Turritriton kobelti

Scientific classification
- Kingdom: Animalia
- Phylum: Mollusca
- Class: Gastropoda
- Subclass: Caenogastropoda
- Order: Littorinimorpha
- Family: Cymatiidae
- Genus: Turritriton
- Species: T. kobelti
- Binomial name: Turritriton kobelti (von Maltzan, 1884)
- Synonyms: Cymatium (Septa) kobelti (Maltzan, 1884); Cymatium kobelti (Maltzan, 1884); Triton kobelti Von Maltzan, 1884;

= Turritriton kobelti =

- Authority: (von Maltzan, 1884)
- Synonyms: Cymatium (Septa) kobelti (Maltzan, 1884), Cymatium kobelti (Maltzan, 1884), Triton kobelti Von Maltzan, 1884

Species of gastropod

Turritriton kobelti is a species of predatory sea snail, a marine gastropod mollusk in the family Cymatiidae.

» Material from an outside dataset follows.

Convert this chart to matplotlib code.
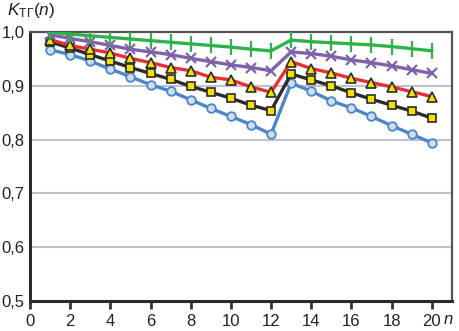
import matplotlib
matplotlib.use("Agg")
import matplotlib.pyplot as plt
import numpy as np

plt.rcParams['font.family'] = ['Liberation Sans', 'DejaVu Sans']
plt.rcParams['mathtext.fontset'] = 'custom'
plt.rcParams['mathtext.rm'] = 'Liberation Sans'
plt.rcParams['mathtext.it'] = 'Liberation Sans:italic'

n = np.arange(1, 21)
green = [1.000, 0.996, 0.993, 0.990, 0.987, 0.984, 0.981, 0.978, 0.975, 0.972,
         0.968, 0.965, 0.985, 0.982, 0.980, 0.978, 0.976, 0.973, 0.969, 0.965]
purple = [0.995, 0.988, 0.982, 0.975, 0.968, 0.963, 0.958, 0.951, 0.945, 0.939,
          0.934, 0.928, 0.963, 0.960, 0.955, 0.948, 0.943, 0.937, 0.930, 0.923]
red = [0.986, 0.975, 0.968, 0.961, 0.951, 0.943, 0.934, 0.928, 0.916, 0.911,
       0.898, 0.888, 0.945, 0.932, 0.924, 0.914, 0.906, 0.898, 0.889, 0.880]
black = [0.982, 0.970, 0.958, 0.946, 0.934, 0.923, 0.912, 0.899, 0.888, 0.877,
         0.864, 0.854, 0.922, 0.911, 0.900, 0.887, 0.875, 0.864, 0.853, 0.840]
blue = [0.967, 0.958, 0.946, 0.931, 0.917, 0.902, 0.890, 0.874, 0.858, 0.843,
        0.828, 0.810, 0.905, 0.890, 0.872, 0.859, 0.843, 0.826, 0.810, 0.794]

xticks = list(range(0, 21, 2))
yticks = [0.5, 0.6, 0.7, 0.8, 0.9, 1.0]

fig = plt.figure(figsize=(4.6, 3.31), dpi=100)
ax = fig.add_axes([0.0652, 0.0906, 0.917, 0.8127])

for y in [0.6, 0.7, 0.8, 0.9]:
    ax.axhline(y, color='#bcc3ce', lw=1.5, zorder=0)

ax.plot(n, blue, color='#4a86c8', lw=2.4, marker='o', ms=6.2,
        mfc='#cfdded', mec='#4a86c8', mew=1.3, zorder=3)
ax.plot(n, black, color='#2b2b2b', lw=2.4, marker='s', ms=5.8,
        mfc='#f2e000', mec='#2b2b2b', mew=1.2, zorder=4)
ax.plot(n, red, color='#e83030', lw=2.4, marker='^', ms=7,
        mfc='#f2e000', mec='#2b2b2b', mew=1.2, zorder=5)
ax.plot(n, purple, color='#7f62aa', lw=2.4, marker='x', ms=7.5,
        mew=1.6, zorder=6)
ax.plot(n, green, color='#2fb24c', lw=2.4, marker='|', ms=11,
        mew=1.6, zorder=7)

ax.set_xlim(0, 21)
ax.set_ylim(0.5, 1.0)
ax.set_xticks(xticks)
ax.set_xticklabels([str(t) for t in xticks], fontsize=12, color='#222222')
ax.set_yticks(yticks)
ax.set_yticklabels([f'{t:.1f}'.replace('.', ',') for t in yticks], fontsize=12, color='#222222')
ax.tick_params(axis='x', length=6, width=2, color='#333333', pad=3)
ax.tick_params(axis='y', length=0, pad=4)

for side in ['left', 'bottom']:
    ax.spines[side].set_linewidth(2.2)
    ax.spines[side].set_color('#2b2b2b')
for side in ['top', 'right']:
    ax.spines[side].set_linewidth(1.6)
    ax.spines[side].set_color('#555555')

fig.text(0.015, 0.998, r'$K_{\mathrm{ТГ}}(n)$', fontsize=12.5, va='top', ha='left', color='#222222')
fig.text(0.965, 0.012, 'n', fontsize=12, style='italic', ha='left', va='bottom', color='#222222')

fig.savefig('out.png', dpi=100)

This species is a possible synonym or subspecies of Turritriton gibbosus. The actual relationship between these taxons can only be correctly determined using a DNA-analysis.

==Description==

The shell size varies between 14 mm and 42 mm.
==Distribution==
This species is found in European waters and in the Atlantic Ocean off Angola, Gabon, Cape Verde, Ghana, and Senegal.